Often that feeling you get that a movie wants something from you means that it is trying to manipulate you, through schmaltz or cheese-ball music or playing on your heartstrings. In those cases, I think it is right to resist. No, movie. You will not make me cry, you manipulative piece of garbage, I see what you’re up to, I see those puppet strings, you lazy movie! I resist! It is a moral obligation!
But here, I sensed that my resistance was about something else. Once I submitted (and it happened about 20 minutes into the animated part of the film), all kinds of fascinating stuff started going on. The movie was challenging and difficult, confusing and maddening, it made me tremendously sad, it frightened me to death, it enacted a sense of empathy and caring so huge that it shocked my normally cranky attitude, it also – on a more distant level – filled me with admiration for Folman and his vision, and also made me fall in love with Robin Wright for submitting herself to this story and its very brutal brand of truth.
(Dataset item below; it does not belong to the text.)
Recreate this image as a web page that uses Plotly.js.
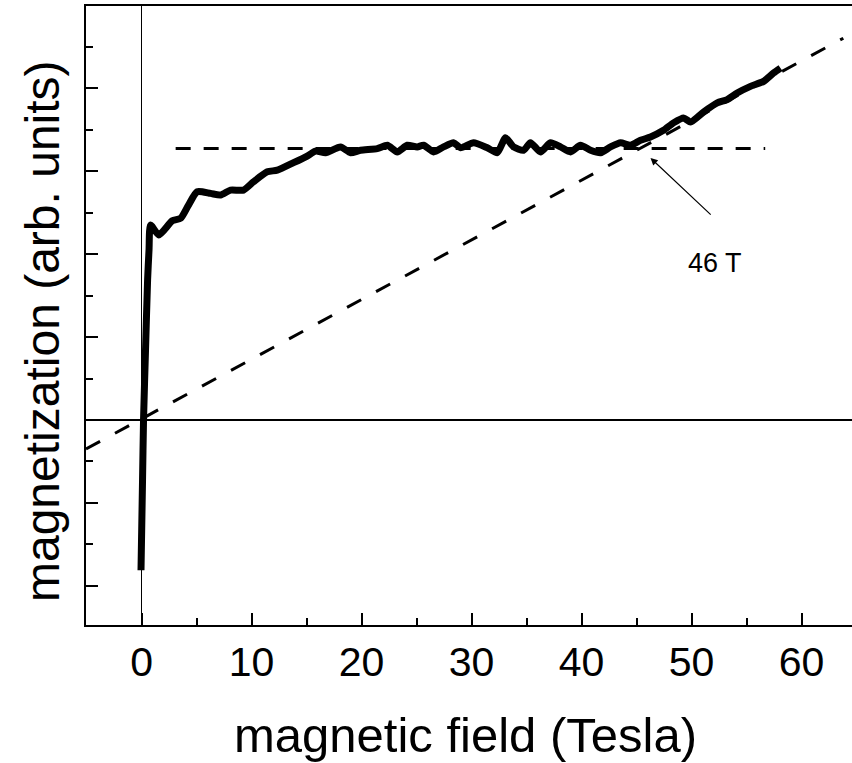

When the ending came, I was left flattened as a pancake. I couldn’t breathe. I was devastated. There had been a release of emotion, but without the comfort of catharsis.
Granted, I only saw it last week, and the effects of it have not worn off, and so I will revisit it dutifully once the dust has cleared, but from where I am standing right now, in the immediate aftermath, The Congress feels tremendous.